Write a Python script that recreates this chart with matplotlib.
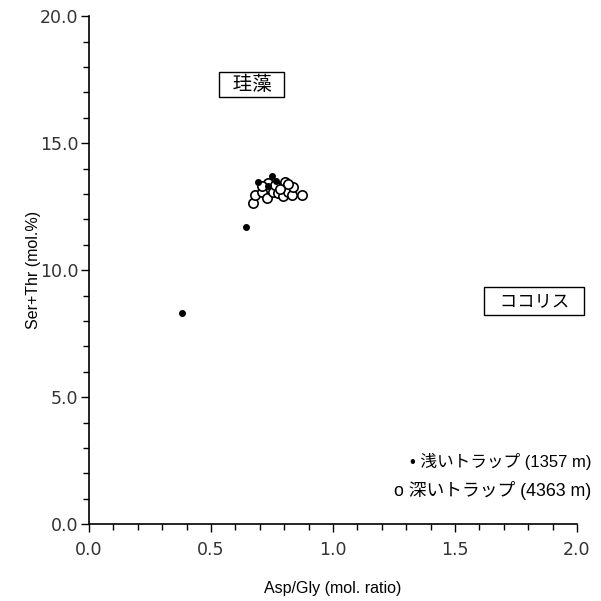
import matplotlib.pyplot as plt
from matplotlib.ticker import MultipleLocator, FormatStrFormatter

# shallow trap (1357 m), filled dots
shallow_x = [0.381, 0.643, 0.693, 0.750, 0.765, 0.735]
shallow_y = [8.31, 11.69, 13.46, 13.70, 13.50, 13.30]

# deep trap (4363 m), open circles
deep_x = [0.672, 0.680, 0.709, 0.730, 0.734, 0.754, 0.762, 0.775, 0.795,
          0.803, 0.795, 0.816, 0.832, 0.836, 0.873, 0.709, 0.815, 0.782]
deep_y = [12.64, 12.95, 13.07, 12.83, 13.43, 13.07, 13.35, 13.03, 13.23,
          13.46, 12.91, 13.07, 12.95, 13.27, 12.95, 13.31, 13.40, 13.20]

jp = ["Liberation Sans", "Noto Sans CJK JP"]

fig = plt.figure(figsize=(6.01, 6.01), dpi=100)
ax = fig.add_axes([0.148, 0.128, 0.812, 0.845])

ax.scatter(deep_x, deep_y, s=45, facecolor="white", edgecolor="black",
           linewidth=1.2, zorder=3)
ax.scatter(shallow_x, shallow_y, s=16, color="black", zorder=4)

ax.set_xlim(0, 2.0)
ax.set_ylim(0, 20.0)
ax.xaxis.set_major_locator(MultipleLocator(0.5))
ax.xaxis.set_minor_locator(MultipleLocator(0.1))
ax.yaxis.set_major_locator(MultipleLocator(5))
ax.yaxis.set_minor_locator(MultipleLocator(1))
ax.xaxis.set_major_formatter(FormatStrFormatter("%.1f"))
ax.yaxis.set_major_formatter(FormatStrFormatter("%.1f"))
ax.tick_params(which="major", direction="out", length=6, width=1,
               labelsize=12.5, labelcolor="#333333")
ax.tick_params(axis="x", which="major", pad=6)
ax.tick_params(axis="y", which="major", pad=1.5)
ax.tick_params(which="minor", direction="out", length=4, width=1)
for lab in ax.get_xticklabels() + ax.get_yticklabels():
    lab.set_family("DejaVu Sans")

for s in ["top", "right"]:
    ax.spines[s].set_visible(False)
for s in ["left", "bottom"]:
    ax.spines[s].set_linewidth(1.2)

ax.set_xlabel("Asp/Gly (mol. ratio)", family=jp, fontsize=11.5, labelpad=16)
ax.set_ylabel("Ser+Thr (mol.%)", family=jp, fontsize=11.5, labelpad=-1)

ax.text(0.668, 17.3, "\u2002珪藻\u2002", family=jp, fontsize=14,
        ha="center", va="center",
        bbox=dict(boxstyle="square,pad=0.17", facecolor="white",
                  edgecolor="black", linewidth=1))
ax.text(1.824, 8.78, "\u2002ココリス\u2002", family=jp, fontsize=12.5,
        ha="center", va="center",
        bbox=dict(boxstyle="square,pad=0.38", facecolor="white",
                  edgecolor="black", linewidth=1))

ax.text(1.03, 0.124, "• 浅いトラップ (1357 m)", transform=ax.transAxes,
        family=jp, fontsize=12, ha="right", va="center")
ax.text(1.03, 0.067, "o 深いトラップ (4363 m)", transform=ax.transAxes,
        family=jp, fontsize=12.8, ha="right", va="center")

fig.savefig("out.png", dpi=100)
:::::
Leave out the pictures and output the rest of the material exactly as written.

:: The completed task ::
Write a Python script that recreates this chart with matplotlib.
import matplotlib.pyplot as plt
from matplotlib.ticker import MultipleLocator, FormatStrFormatter

# shallow trap (1357 m), filled dots
shallow_x = [0.381, 0.643, 0.693, 0.750, 0.765, 0.735]
shallow_y = [8.31, 11.69, 13.46, 13.70, 13.50, 13.30]

# deep trap (4363 m), open circles
deep_x = [0.672, 0.680, 0.709, 0.730, 0.734, 0.754, 0.762, 0.775, 0.795,
          0.803, 0.795, 0.816, 0.832, 0.836, 0.873, 0.709, 0.815, 0.782]
deep_y = [12.64, 12.95, 13.07, 12.83, 13.43, 13.07, 13.35, 13.03, 13.23,
          13.46, 12.91, 13.07, 12.95, 13.27, 12.95, 13.31, 13.40, 13.20]

jp = ["Liberation Sans", "Noto Sans CJK JP"]

fig = plt.figure(figsize=(6.01, 6.01), dpi=100)
ax = fig.add_axes([0.148, 0.128, 0.812, 0.845])

ax.scatter(deep_x, deep_y, s=45, facecolor="white", edgecolor="black",
           linewidth=1.2, zorder=3)
ax.scatter(shallow_x, shallow_y, s=16, color="black", zorder=4)

ax.set_xlim(0, 2.0)
ax.set_ylim(0, 20.0)
ax.xaxis.set_major_locator(MultipleLocator(0.5))
ax.xaxis.set_minor_locator(MultipleLocator(0.1))
ax.yaxis.set_major_locator(MultipleLocator(5))
ax.yaxis.set_minor_locator(MultipleLocator(1))
ax.xaxis.set_major_formatter(FormatStrFormatter("%.1f"))
ax.yaxis.set_major_formatter(FormatStrFormatter("%.1f"))
ax.tick_params(which="major", direction="out", length=6, width=1,
               labelsize=12.5, labelcolor="#333333")
ax.tick_params(axis="x", which="major", pad=6)
ax.tick_params(axis="y", which="major", pad=1.5)
ax.tick_params(which="minor", direction="out", length=4, width=1)
for lab in ax.get_xticklabels() + ax.get_yticklabels():
    lab.set_family("DejaVu Sans")

for s in ["top", "right"]:
    ax.spines[s].set_visible(False)
for s in ["left", "bottom"]:
    ax.spines[s].set_linewidth(1.2)

ax.set_xlabel("Asp/Gly (mol. ratio)", family=jp, fontsize=11.5, labelpad=16)
ax.set_ylabel("Ser+Thr (mol.%)", family=jp, fontsize=11.5, labelpad=-1)

ax.text(0.668, 17.3, "\u2002珪藻\u2002", family=jp, fontsize=14,
        ha="center", va="center",
        bbox=dict(boxstyle="square,pad=0.17", facecolor="white",
                  edgecolor="black", linewidth=1))
ax.text(1.824, 8.78, "\u2002ココリス\u2002", family=jp, fontsize=12.5,
        ha="center", va="center",
        bbox=dict(boxstyle="square,pad=0.38", facecolor="white",
                  edgecolor="black", linewidth=1))

ax.text(1.03, 0.124, "• 浅いトラップ (1357 m)", transform=ax.transAxes,
        family=jp, fontsize=12, ha="right", va="center")
ax.text(1.03, 0.067, "o 深いトラップ (4363 m)", transform=ax.transAxes,
        family=jp, fontsize=12.8, ha="right", va="center")

fig.savefig("out.png", dpi=100)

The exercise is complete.